The Euro was also flat. EUR/USD hit a high in the wake of the stronger-than-expected French PMI data but pared the gains on weak German PMI data. However, the overall EU composite PMI ticked up to 48.9 from 47.9, above the 48.5 forecast, although note the inflationary gauges saw little improvement. EUR/USD found support at 1.08. The ECB minutes had little impact, where it confirmed that there was a broad consensus among members that it was premature to discuss rate cuts at present.

The Yen was softer vs the Dollar with USD/JPY rising from lows of 150.02 to highs of 150.68, with the pair residing around 150 heading into APAC trade. BoJ Governor Ueda said that Japan's trend inflation is heightening and will make appropriate monetary policy decisions, adding that service prices continue to rise moderately. There were also remarks from a former BoJ policymaker Sakurai said the BoJ could end negative rates in March if this year's pay hikes exceed 4%, although there's an equal chance it may wait until April, according to Reuters. Separately, analysts at Rabobank revised their USD/JPY forecast. They now see USD/JPY at 140 on a 12-month view vs the 135 forecast previously. Shorter term, Rabo expects the November high just below 152 to act as strong resistance as the market approaches the March and April BoJ policy meetings.
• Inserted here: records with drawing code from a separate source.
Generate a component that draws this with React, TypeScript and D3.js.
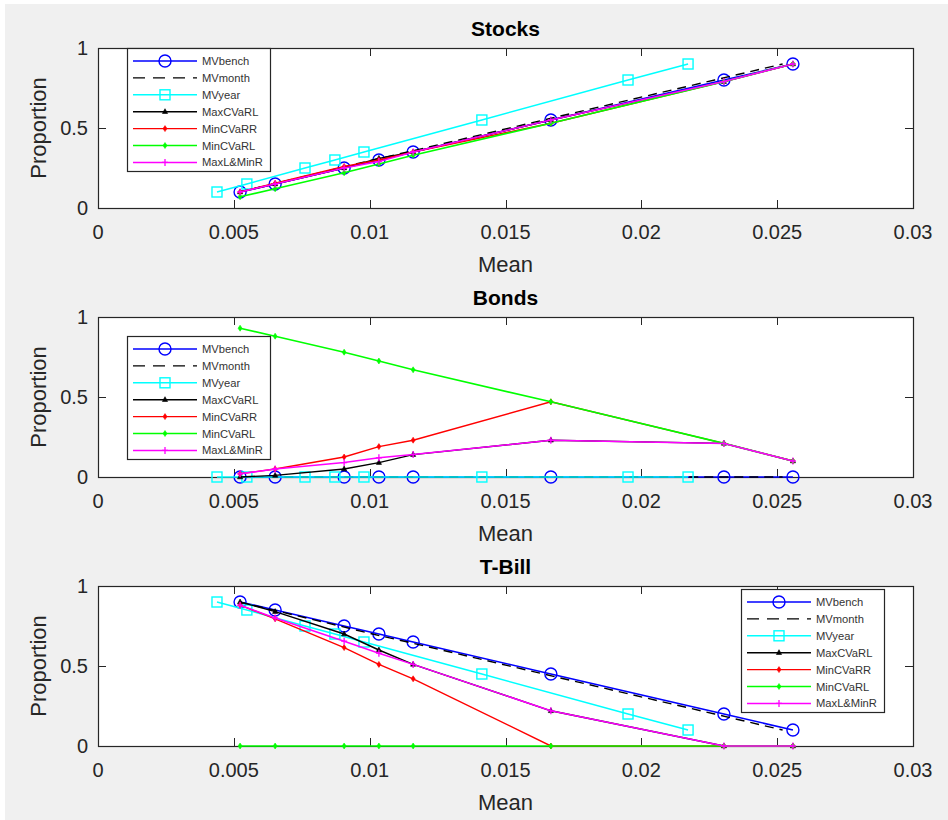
import React, { useEffect, useRef } from 'react';
import * as d3 from 'd3';

// axis ticks and labels
const xTicks = [0, 0.005, 0.01, 0.015, 0.02, 0.025, 0.03];
const xTickLabels = ['0', '0.005', '0.01', '0.015', '0.02', '0.025', '0.03'];
const yTicks = [0, 0.5, 1];
const yTickLabels = ['0', '0.5', '1'];
const titles = ['Stocks', 'Bonds', 'T-Bill'];
const seriesNames = ['MVbench', 'MVmonth', 'MVyear', 'MaxCVaRL', 'MinCVaRR', 'MinCVaRL', 'MaxL&MinR'];

// means (x values)
const meanBench = [0.00523, 0.00652, 0.00906, 0.01034, 0.0116, 0.01667, 0.02304, 0.02558];
const meanMonth = [0.0052, 0.00645, 0.0089, 0.0101, 0.0114, 0.0164, 0.0227, 0.0252];
const meanYear = [0.00438, 0.00548, 0.00762, 0.00872, 0.00979, 0.01413, 0.01951, 0.02172];

// proportions: stocks
const stocksBench = [0.1, 0.15, 0.25, 0.3, 0.35, 0.55, 0.8, 0.9];
const stocksMonth = [0.1, 0.15, 0.25, 0.3, 0.35, 0.55, 0.8, 0.9];
const stocksYear = [0.1, 0.15, 0.25, 0.3, 0.35, 0.55, 0.8, 0.9];
const stocksMaxCVaRL = [0.1, 0.15, 0.25, 0.31, 0.35, 0.55, 0.79, 0.9];
const stocksMinCVaRR = [0.1, 0.155, 0.26, 0.3, 0.35, 0.53, 0.79, 0.9];
const stocksMinCVaRL = [0.07, 0.12, 0.22, 0.275, 0.33, 0.53, 0.79, 0.9];
const stocksMaxLMinR = [0.1, 0.15, 0.25, 0.29, 0.35, 0.55, 0.79, 0.9];

// proportions: bonds
const bondsBench = [0, 0, 0, 0, 0, 0, 0, 0];
const bondsMonth = [0, 0, 0, 0, 0, 0, 0, 0];
const bondsYear = [0, 0, 0, 0, 0, 0, 0, 0];
const bondsMaxCVaRL = [0, 0.01, 0.05, 0.09, 0.14, 0.23, 0.21, 0.1];
const bondsMinCVaRR = [0.02, 0.05, 0.125, 0.19, 0.23, 0.47, 0.21, 0.1];
const bondsMinCVaRL = [0.93, 0.88, 0.78, 0.725, 0.67, 0.47, 0.21, 0.1];
const bondsMaxLMinR = [0.02, 0.05, 0.09, 0.12, 0.14, 0.23, 0.21, 0.1];

// proportions: t-bill
const tbillBench = [0.9, 0.85, 0.75, 0.7, 0.65, 0.45, 0.2, 0.1];
const tbillMonth = [0.9, 0.85, 0.75, 0.7, 0.65, 0.45, 0.2, 0.1];
const tbillYear = [0.9, 0.85, 0.75, 0.7, 0.65, 0.45, 0.2, 0.1];
const tbillMaxCVaRL = [0.9, 0.84, 0.7, 0.6, 0.51, 0.22, 0, 0];
const tbillMinCVaRR = [0.88, 0.795, 0.615, 0.51, 0.42, 0, 0, 0];
const tbillMinCVaRL = [0, 0, 0, 0, 0, 0, 0, 0];
const tbillMaxLMinR = [0.88, 0.8, 0.655, 0.58, 0.51, 0.22, 0, 0];

const means = [meanBench, meanMonth, meanYear, meanBench, meanBench, meanBench, meanBench];
const weights = [
  [stocksBench, stocksMonth, stocksYear, stocksMaxCVaRL, stocksMinCVaRR, stocksMinCVaRL, stocksMaxLMinR],
  [bondsBench, bondsMonth, bondsYear, bondsMaxCVaRL, bondsMinCVaRR, bondsMinCVaRL, bondsMaxLMinR],
  [tbillBench, tbillMonth, tbillYear, tbillMaxCVaRL, tbillMinCVaRR, tbillMinCVaRL, tbillMaxLMinR],
];

const styles = [
  { color: '#0000ff', width: 1.6, dash: null, marker: 'circle' },
  { color: '#000000', width: 1.4, dash: '9,6', marker: 'none' },
  { color: '#00ffff', width: 1.5, dash: null, marker: 'square' },
  { color: '#000000', width: 1.4, dash: null, marker: 'tri' },
  { color: '#ff0000', width: 1.4, dash: null, marker: 'dot' },
  { color: '#00ff00', width: 1.6, dash: null, marker: 'dot' },
  { color: '#ff00ff', width: 1.5, dash: null, marker: 'plus' },
];

const FONT = '"Liberation Sans", Arial, Helvetica, sans-serif';
const INK = '#262626';

function drawMarker(g, kind, x, y, color) {
  if (kind === 'circle') {
    g.append('circle').attr('cx', x).attr('cy', y).attr('r', 6)
      .attr('fill', 'none').attr('stroke', color).attr('stroke-width', 1.4);
  } else if (kind === 'square') {
    g.append('rect').attr('x', x - 5).attr('y', y - 5).attr('width', 10).attr('height', 10)
      .attr('fill', 'none').attr('stroke', color).attr('stroke-width', 1.4);
  } else if (kind === 'tri') {
    g.append('path').attr('d', `M${x},${y - 3}L${x + 2.6},${y + 1.8}L${x - 2.6},${y + 1.8}Z`)
      .attr('fill', color).attr('stroke', color).attr('stroke-width', 0.6);
  } else if (kind === 'dot') {
    g.append('path').attr('d', `M${x},${y - 3}L${x + 2},${y}L${x},${y + 3}L${x - 2},${y}Z`)
      .attr('fill', color).attr('stroke', color).attr('stroke-width', 0.6);
  } else if (kind === 'plus') {
    g.append('path').attr('d', `M${x - 3},${y}H${x + 3}M${x},${y - 3.5}V${y + 3.5}`)
      .attr('stroke', color).attr('stroke-width', 1.3);
  }
}

export default function App() {
  const ref = useRef(null);

  useEffect(() => {
    const W = 948;
    const H = 820;
    const left = 98;
    const right = 913;
    const tops = [48, 317, 586];
    const ph = 160;
    const legendPos = [[127, 48], [127, 336], [741, 589]];

    const svg = d3.select(ref.current);
    svg.selectAll('*').remove();
    svg.append('rect').attr('width', W).attr('height', H).attr('fill', '#ffffff');
    svg.append('rect').attr('x', 5).attr('y', 4).attr('width', W - 5).attr('height', H - 4).attr('fill', '#f0f0f0');

    const x = d3.scaleLinear().domain([0, 0.03]).range([left, right]);

    tops.forEach((top, p) => {
      const y = d3.scaleLinear().domain([0, 1]).range([top + ph, top]);
      const g = svg.append('g');

      // axes background and box (drawn below the data, as in MATLAB)
      g.append('rect').attr('x', left + 0.5).attr('y', top + 0.5).attr('width', right - left)
        .attr('height', ph).attr('fill', '#ffffff').attr('stroke', INK).attr('stroke-width', 1.2);

      // ticks on all four sides, pointing in
      xTicks.forEach((t, i) => {
        const px = Math.round(x(t)) + 0.5;
        g.append('line').attr('x1', px).attr('x2', px).attr('y1', top + ph).attr('y2', top + ph - 8)
          .attr('stroke', INK).attr('stroke-width', 1);
        g.append('line').attr('x1', px).attr('x2', px).attr('y1', top).attr('y2', top + 8)
          .attr('stroke', INK).attr('stroke-width', 1);
        g.append('text').attr('x', x(t)).attr('y', top + ph + 31).attr('text-anchor', 'middle')
          .attr('font-family', FONT).attr('font-size', 20).attr('fill', INK).text(xTickLabels[i]);
      });
      yTicks.forEach((t, i) => {
        const py = Math.round(y(t)) + 0.5;
        g.append('line').attr('x1', left).attr('x2', left + 8).attr('y1', py).attr('y2', py)
          .attr('stroke', INK).attr('stroke-width', 1);
        g.append('line').attr('x1', right).attr('x2', right - 8).attr('y1', py).attr('y2', py)
          .attr('stroke', INK).attr('stroke-width', 1);
        g.append('text').attr('x', 88).attr('y', y(t) + 7).attr('text-anchor', 'end')
          .attr('font-family', FONT).attr('font-size', 20).attr('fill', INK).text(yTickLabels[i]);
      });

      // series
      const lineGen = d3.line().x(d => x(d[0])).y(d => y(d[1]));
      seriesNames.forEach((name, s) => {
        const st = styles[s];
        const pts = means[s].map((m, i) => [m, weights[p][s][i]]);
        const path = g.append('path').attr('d', lineGen(pts)).attr('fill', 'none')
          .attr('stroke', st.color).attr('stroke-width', st.width);
        if (st.dash) path.attr('stroke-dasharray', st.dash);
        pts.forEach(d => drawMarker(g, st.marker, x(d[0]), y(d[1]), st.color));
      });

      // labels
      g.append('text').attr('x', (left + right) / 2).attr('y', top - 12).attr('text-anchor', 'middle')
        .attr('font-family', FONT).attr('font-size', 21).attr('font-weight', 'bold').attr('fill', '#000')
        .text(titles[p]);
      g.append('text').attr('x', (left + right) / 2).attr('y', top + ph + 64).attr('text-anchor', 'middle')
        .attr('font-family', FONT).attr('font-size', 22).attr('fill', INK).text('Mean');
      g.append('text').attr('transform', `translate(46,${top + ph / 2}) rotate(-90)`)
        .attr('text-anchor', 'middle').attr('font-family', FONT).attr('font-size', 22)
        .attr('fill', INK).text('Proportion');

      // legend
      const [lx, ly] = legendPos[p];
      const lg = g.append('g');
      lg.append('rect').attr('x', lx + 0.5).attr('y', ly + 0.5).attr('width', 143).attr('height', 123)
        .attr('fill', '#ffffff').attr('stroke', INK).attr('stroke-width', 1.2);
      seriesNames.forEach((name, s) => {
        const st = styles[s];
        const ry = ly + 13 + s * 16.9;
        const l = lg.append('line').attr('x1', lx + 6).attr('x2', lx + 70).attr('y1', ry).attr('y2', ry)
          .attr('stroke', st.color).attr('stroke-width', st.width);
        if (st.dash) l.attr('stroke-dasharray', '12,8');
        drawMarker(lg, st.marker, lx + 38, ry, st.color);
        lg.append('text').attr('x', lx + 75).attr('y', ry + 4).attr('font-family', FONT)
          .attr('font-size', 11.2).attr('fill', '#333').text(name);
      });
    });
  }, []);

  return (
    <svg ref={ref} width={948} height={820}
      style={{ position: 'absolute', left: 0, top: 0, display: 'block' }} />
  );
}
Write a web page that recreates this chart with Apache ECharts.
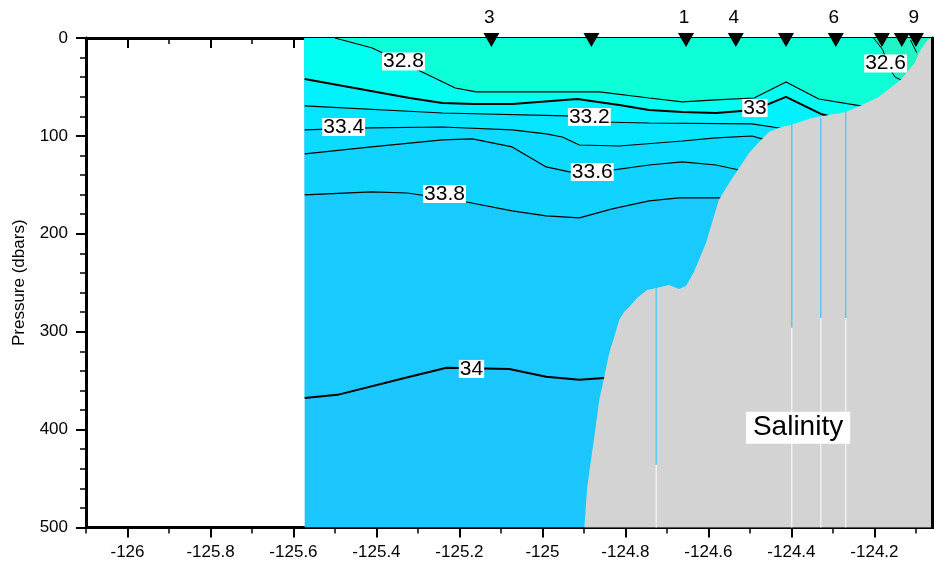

Cyclical currencies - CAD, GBP, AUD and NZD - saw notable strength throughout the European session with gains tracking the upside in the equity space in wake of the strong NVDA earnings. All activity currencies were off highs however as the Dollar staged a reversal after the strong jobless claims data. All the aforementioned currencies managed to post slight intraday gains vs the buck, aside from the Aussie, which was flat. In Canada, retail sales data was mixed with the headline beating but the core missing estimates. Meanwhile, the UK flash PMI saw a miss in manufacturing but beat in services, taking the composite to 53.3 from 52.9, above the forecast of 52.9. Before the data, BoE's Greene said the tick-up in PMI data offers some grounds for optimism on 2024 growth, although she needs to see more evidence that UK inflation is not entrenched before she votes for a cut.

In EMFX, ZAR tumbled, reversing its post-Budget upside. BRL, MXN, CLP and COP were all weaker, with CLP the relative underperformer once again. The Lira also saw weakness while the CBRT maintained its Weekly Repo rate at 45% as expected; it also reiterated the current level of the policy rate will be maintained until there is a significant and sustained decline in the underlying trend of monthly inflation. Out of Mexico, half-month inflation data for February was softer than forecasted while GDP was stronger than expected, a welcome sign for the Banxico.